Mais ceux qui critiquent la politique migratoire de la chancelière ne vont pas oublier que trois des quatre attentats de ce week-end ont été effectués par des réfugiés. Certes, à Reutlingen, où une femme a été tuée à la machette, il s'agirait d'un drame amoureux. Mais l'effet est néanmoins désastreux pour Angela Merkel. Quant à l'attentat de dimanche soir à Ansbach qui a fait douze blessés et a tué le terroriste, il est peut-être le plus inquiétant. Un bilan plus élevé n'a été évité que par chance. Surtout, la presse allemande révèle que cet homme avait vu sa demande d'asile rejetée et aurait dû être expulsé vers la Bulgarie, pays par lequel il est entré dans la zone Schengen.
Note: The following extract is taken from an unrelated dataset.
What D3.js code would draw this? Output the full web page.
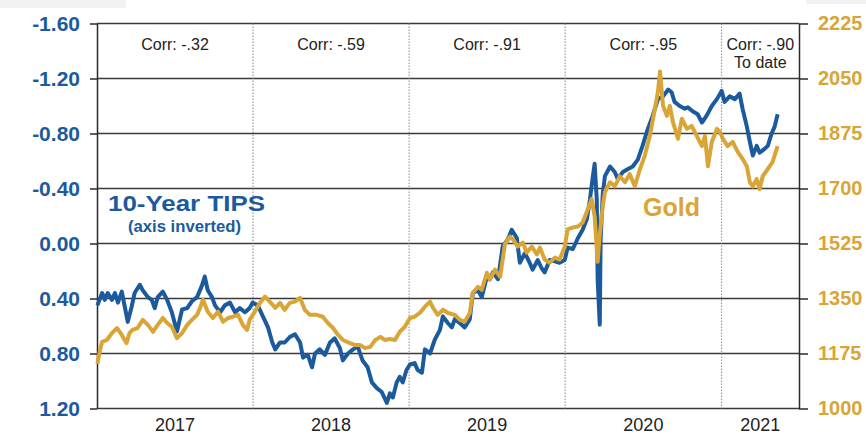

La CSU prête à exploiter la situation

L'affaire d'Ansbach pourrait donc être exploitée par les critiques de la politique migratoire d'Angela Merkel qui avaient commencé à utiliser l'attentat de Würzburg, commis avec une motivation islamiste revendiquée par son auteur. Elle va leur permettre de faire le lien entre accueil des réfugiés et risque d'attentat. AfD pourrait tenter d'en profiter. Mais le risque pour la chancelière réside plutôt dans la CSU bavaroise. Trois des quatre attentats de cette semaines ont eu lieu en Bavière, dans le fief de cette CSU qui, depuis septembre 2015, n'a cessé de critiquer la politique d'Angela Merkel. Aux affaires dans ce Land, la CSU s'est naturellement montrée plus prudente qu'AfD pendant la tuerie de Munich. Mais le parti va pouvoir désormais incarner les malheurs des Bavarois et il pourrait alors encore durcir son discours vis-à-vis des réfugiés afin de valider sa fermeté passée. Après Würzburg, la CSU avait déjà commencé à demander un meilleur contrôle des frontières. Ansbach et Reutlingen vont lui donner d'autres occasions de poursuivre dans ce sens. Le ministre de l'intérieur CSU de Bavière, Friedrich Hermann, n'a ainsi pas manqué de souligner après Ansbach que "à côté de nombreux réfugiés dont la vie était en danger sont venus des gens qui représentent un danger pour notre sécurité".

Situation tendue

Or, quoique plus mortelle, la tuerie de Munich, comme jadis celle de Winnenden, risque d'être oubliée dans le discours politique. Elle relève d'une complexité sociale et psychologique qui échappe aux solutions simples d'une campagne électorale. Ce ne sera pas les cas des trois autres attentats. La mise en équivalence de la question des réfugiés et de l'insécurité en Allemagne n'est donc pas à exclure, compte tenu de la volonté de la CSU et de l'AfD de jouer sur cette corde. Ceci placerait Angela Merkel en difficulté, mais représenterait aussi un risque pour l'Allemagne où, on l'oublie trop souvent en France, les violences contre les réfugiés sont très fréquentes. A la mi-juin, l'office criminel fédéral (BKA) s'inquiétait du nombre « affreusement élevé » de ces attaques. En juillet, on relève deux blessés graves suite à ces attaques. La situation est donc tendue outre-Rhin et le débat politique peut prendre une tournure défavorable à la chancelière. D'autant que la situation en Turquie complexifie encore la donne en mettant en danger l'accord avec Ankara sur les réfugiés. Angela Merkel va devoir donner des gages à ses critiques et risque donc de maintenir une politique devenue depuis quelques mois beaucoup plus restrictive sur l'immigration.